In Athens in 2026, VIP packages reached prices
completely detached from the reality of the average fan. Thousands of euros for
exclusive platforms, Snake Pit access, meet-and-greets, lounges, and privileges
that turn a concert into a class-based experience.
And that is where the real issue lies: not that
Metallica make money — but that inequality itself becomes the norm.
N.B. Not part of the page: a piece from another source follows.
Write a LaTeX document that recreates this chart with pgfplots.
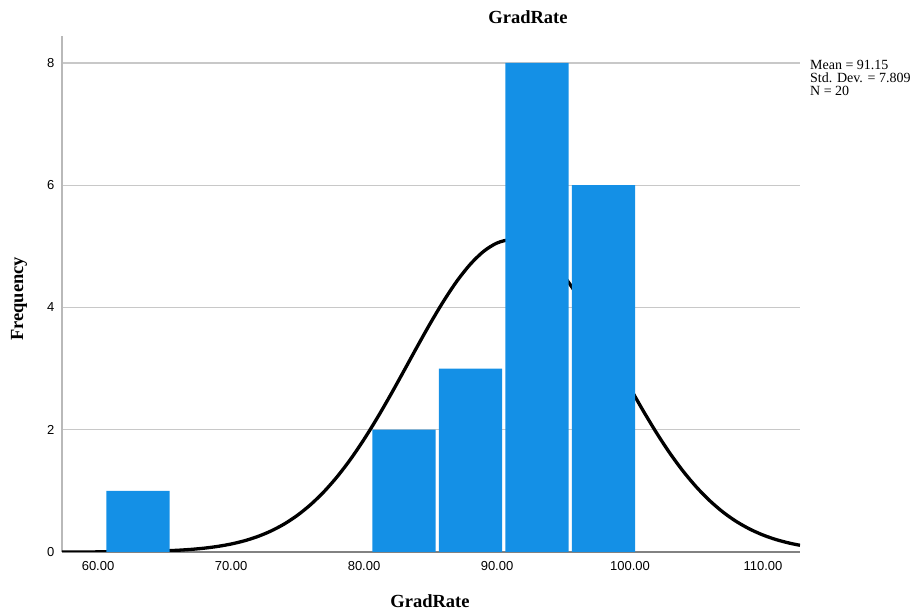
\documentclass[border=0pt]{standalone}
\usepackage{fontspec}
\setmainfont{Liberation Serif}
\newfontfamily\arialfont{Liberation Sans}
\usepackage{pgfplots}
\pgfplotsset{compat=1.18}
\definecolor{barblue}{RGB}{20,144,230}
\definecolor{gridgray}{RGB}{200,200,200}
\definecolor{yaxisgray}{RGB}{185,185,185}
\definecolor{xaxisgray}{RGB}{130,130,130}
\begin{document}
\begin{tikzpicture}
\useasboundingbox (-62pt,-63pt) rectangle (853pt,552pt);
\begin{axis}[
  at={(0pt,0pt)}, anchor=south west,
  scale only axis, width=738pt, height=516pt,
  xmin=57.29, xmax=112.78, ymin=0, ymax=8.44,
  axis x line*=bottom, axis y line*=left,
  x axis line style={-, draw=xaxisgray, line width=1.3pt},
  y axis line style={-, draw=yaxisgray, line width=1.6pt},
  xtick={60,70,80,90,100,110},
  xticklabels={60.00,70.00,80.00,90.00,100.00,110.00},
  ytick={0,2,4,6,8},
  major tick length=0pt,
  ymajorgrids, grid style={draw=gridgray, line width=1.3pt},
  tick label style={font=\arialfont\fontsize{13}{15}\selectfont},
  /pgf/number format/assume math mode=true,
  xticklabel style={yshift=-6pt},
  yticklabel style={xshift=-4pt},
  clip=true,
]
\addplot[black, line width=3.3pt, smooth] coordinates {
(57.29,0.00028) (58,0.00062) (59,0.00107) (60,0.00179) (61,0.00296) (62,0.00482)
(63,0.00771) (64,0.01213) (65,0.01876) (66,0.02857) (67,0.0428) (68,0.0631)
(69,0.0915) (70,0.1304) (71,0.1830) (72,0.2526) (73,0.3430) (74,0.4578)
(75,0.6018) (76,0.778) (77,0.989) (78,1.237) (79,1.522) (80,1.843)
(81,2.195) (82,2.571) (83,2.963) (84,3.360) (85,3.747) (86,4.110)
(87,4.436) (88,4.709) (89,4.919) (90,5.054) (91,5.108) (92,5.079)
(93,4.967) (94,4.780) (95,4.524) (96,4.213) (97,3.859) (98,3.478)
(99,3.083) (100,2.688) (101,2.306) (102,1.946) (103,1.615) (104,1.319)
(105,1.060) (106,0.838) (107,0.651) (108,0.498) (109,0.375) (110,0.2775)
(111,0.2018) (112,0.1446) (112.78,0.110)
};
\addplot[ybar, bar width=4.75, fill=barblue, draw=none] coordinates {
(63,1) (83,2) (88,3) (93,8) (98,6)
};
\end{axis}
\node[font=\bfseries\fontsize{18.5}{20}\selectfont] at (466pt,535pt) {GradRate};
\node[font=\bfseries\fontsize{18.5}{20}\selectfont] at (368pt,-49pt) {GradRate};
\node[font=\bfseries\fontsize{18.5}{20}\selectfont, rotate=90] at (-43pt,253pt) {Frequency};
\node[font=\fontsize{14}{15}\selectfont, anchor=base west, inner sep=0pt] at (748pt,482pt) {Mean = 91.15};
\node[font=\fontsize{14}{15}\selectfont, anchor=base west, inner sep=0pt] at (748pt,469pt) {Std. Dev. = 7.809};
\node[font=\fontsize{14}{15}\selectfont, anchor=base west, inner sep=0pt] at (748pt,456pt) {N = 20};
\end{tikzpicture}
\end{document}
Because who are you really honoring in the end? The
fan who sacrifices from what little they have, finding a way to buy a ticket
despite barely making ends meet? Or the one who can afford to pay thousands
just to stand a few meters closer?
It was working-class fans who made them legends. Those
were the people who stood by them before VIP packages, lounges, and corporate
sponsors existed. Yet today, those same people are pushed to the back rows —
not because they love the music any less, but because they cannot afford the
privilege.
That is not a heavy metal ethos. It does not honor the
history of the genre. And it certainly does not honor Metallica’s own history.
Heavy
metal was not built on privilege
Heavy metal was born out of factories, poor neighborhoods,
and people who had nothing except their anger and their music. It was not born
to divide people into “premium” and “basic.” It was not born to place barriers
in front of the stage.
And in the end, Metallica do not need oversized
productions to prove anything. A stage and their songs are enough to set the
world on fire. They have done it dozens of times. They know it themselves.
The
real question
The issue is not whether Metallica “betrayed” their
lyrics. The question runs deeper:
Can anyone truly remain outside the system they
condemn once they themselves rise to the top of it?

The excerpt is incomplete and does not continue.